Scotland lost 20 per cent of its food retailers between 1998 and 2004. This was revealed in a parliamentary answer by the enterprise minister Nicol Stephen to a question by Tory North East MSP Nanette Milne.
When a high street butcher closes - thanks, in part, to the impact from a nearby supermarket - another one isn't founded by a meat enthusiast eager to get into the trade.
Andy Willox, the Federation of Small Businesse Scottish policy convener, told The Scotsman: "These figures only confirm what we had long suspected; that small, independent traders are being forced out of the high street and out of business by difficult trading conditions and the growth in big supermarkets.

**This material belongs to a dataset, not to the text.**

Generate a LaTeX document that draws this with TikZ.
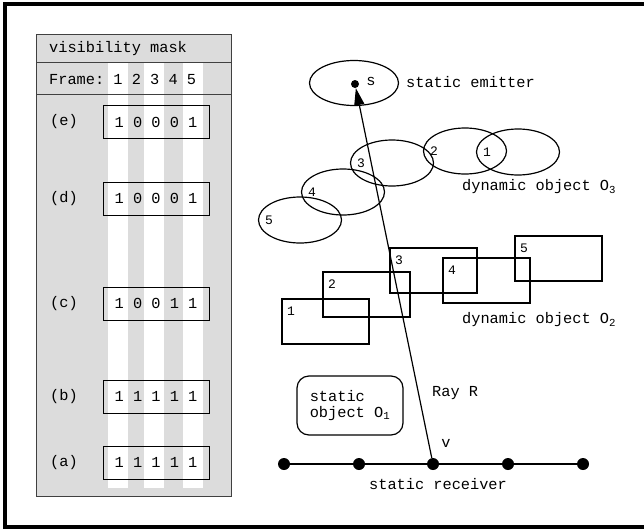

"Shops which have thrived in our town and city centres for decades, and that have contributed to the character of our high streets, are now finding themselves squeezed out by larger competitors."
Fiona Moriarty of the Scottish Retail Consortium, which represents companies of all sizes, including supermarkets, told The Scotsman that new planning rules should help independent traders.
Smaller outlets already benefited from a rural rates relief scheme, funded in part from larger firms' revenues, she said, but added: "We cannot turn the clock back two decades and have only small retail outlets.
"Society has moved on and the way that we shop and how that fits into the way we live has fundamentally changed in the past 20 years. That's not to say that small and large retailers can't exist side by side because each serve specific and valuable roles and can tap into the needs of local communities."
The FSB's Willox said "Independent retailers make a unique and irreplaceable contribution to the character and quality of the high streets. They are also vital to local economies. Politicians have to act to allow independent retailers to fight back before it's too late, and we lose many of them from our high streets forever."